Di fronte alla vetrata, il Gabinetto presenta un fastoso camino bronzeo i cui motivi decorativi si ispirano al Candelabro Trivulzio del Duomo, donato dagli antenati di Poldi Pezzoli alla cattedrale nel XV secolo. Colpisce  in particolare la raffinata caminiera in bronzo decorata con fitti racemi; gli stessi motivi sono riprodotti sulle pareti in bassissimo rilievo di gesso dorato, in linea con il profilo delle porte e del camino: essi richiamano le illustrazioni tratte dal saggio “The seven lamps of architecture” eseguite da Ruskin per l’edizione del 1849, che codifica alcune delle idee fondamentali alla base  del revival gotico.  Negli affreschi sopra le porte, a sinistra e a destra, si vedono gruppi di figure sedute e vestite secondo la moda trecentesca. Nel gruppo di sinistra si nota un Dante insolitamente rappresentato di tre quarti anziché di profilo e abbigliato con la tunica rossa, la divisa da speziale con la quale è solitamente raffigurato e che è anche simbolo di carità.
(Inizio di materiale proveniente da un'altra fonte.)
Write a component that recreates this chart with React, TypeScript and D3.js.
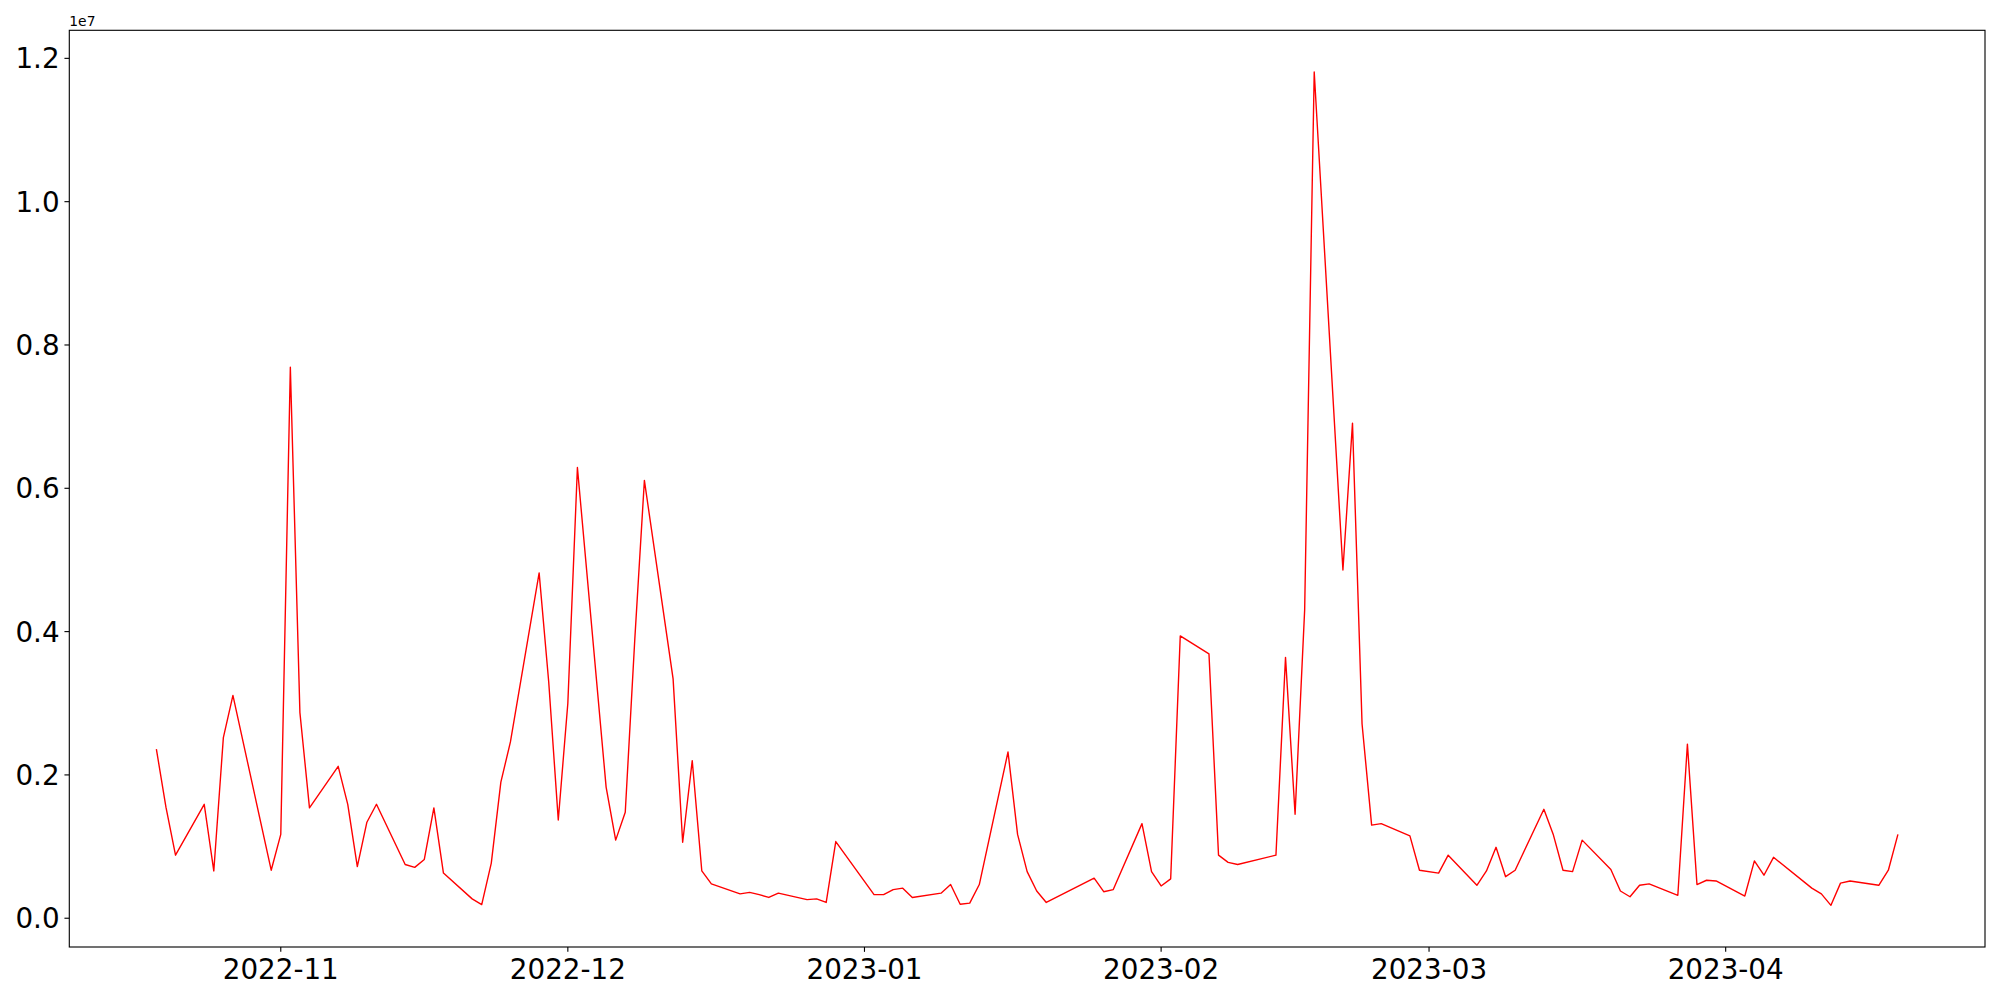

Gian Giacomo muore stroncato da un infarto proprio nel Gabinetto Dantesco la sera del 6 aprile 1879, mentre legge circondato dalle oltre cinquecento opere che più amava e accompagnato  dallo spirito del grande poeta che, a distanza di secoli, continua ancora oggi a ispirare  e ad affascinare anche noi grazie alla potenza dei suoi versi e al suo  messaggio universale.